La théorie voulant que la charge virale doive demeurer le plus faible possible a été solidement étayée, mais la définition de la meilleure façon d’atteindre cet objectif continue d’évoluer. Peu après l’avènement du schéma HAART, les exigences des schémas thérapeutiques – notamment la complexité du calendrier posologique et les restrictions alimentaires – faisaient de l’inobservance un obstacle important à l’obtention d’une suppression soutenue. Les effets indésirables importants, comme une diarrhée persistante, étaient des obstacles supplémentaires. Les traitements plus récents – qui entraînent moins d’effets indésirables à court terme et s’administrent plus simplement – ont permis des progrès importants après l’avènement des schémas HAART puissants. Cependant, de nombreux effets indésirables que l’on ne percevait pas initialement comme des obstacles à la maîtrise à long terme de l’infection, par exemple les dyslipidémies et les lipodystrophies, ont ensuite influé négativement sur l’observance du traitement et la satisfaction des patients vis-à-vis de leur traitement. À l’avenir, les essais qui permettront de mieux cerner les avantages relatifs des diverses options seront essentiels à l’évolution du traitement de l’infection à VIH.

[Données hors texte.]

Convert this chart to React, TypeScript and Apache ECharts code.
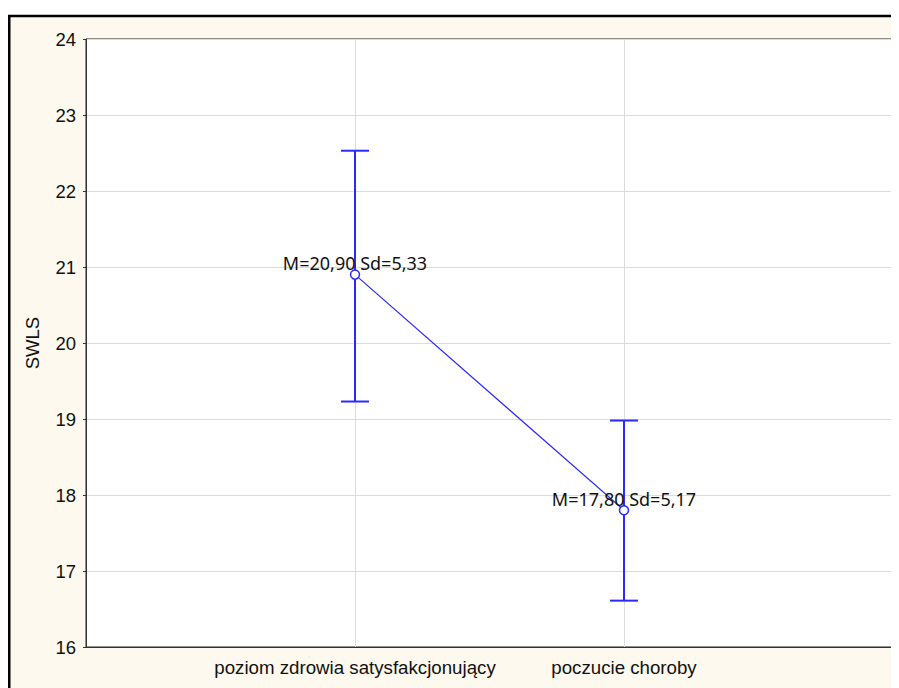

«L’essai 5142 de l’ACTG, essai prometteur, vise à comparer un schéma HAART à base d’éfavirenz avec un schéma à base de lopinavir/ritonavir», ajoute le Dr Bartlett. Cette comparaison pourrait être révélatrice en raison des différentes caractéristiques de ces deux traitements. Si l’éfavirenz plus deux INTI est le schéma HAART le plus utilisé en première intention dans de nombreux pays, le lopinavir/ritonavir est la pierre angulaire du traitement à base d’un IP. L’éfavirenz comporte plusieurs avantages qui en ont fait l’un des agents les plus prescrits en première intention, notamment sa posologie une fois par jour et un faible risque relatif d’hypercholestérolémie par comparaison à d’autres IP comme le lopinavir/ritonavir. Cependant, ces deux agents n’ont jamais été comparés dans un essai randomisé. Une comparaison directe pourrait révéler de quelle façon les caractéristiques spécifiques de chaque agent influent sur la suppression à long terme de la virémie, de conclure le Dr Bartlett.

Résumé

Depuis l’avènement des schémas HAART il y a 10 ans, le principe de la suppression du VIH n’a pas changé. Un schéma efficace en première intention repose sur plusieurs agents d’au moins deux classes qui protègent efficacement contre la résistance. Cela dit, de nombreuses études réalisées au cours de cette décennie ont permis de mieux définir les facteurs qui contribuent à l‘efficacité, notamment la tolérabilité à court et à long terme et la simplicité de l’administration. Malheureusement, nous n’avons toujours pas de traitement curatif, et cet objectif paraît aussi éloigné qu’il y a 10 ans. Par contre, nous avons réalisé des progrès qui nous permettent de maîtriser l’infection, et nous nous rapprochons d’un autre objectif clinique, celui d’offrir aux patients infectés une espérance de vie normale.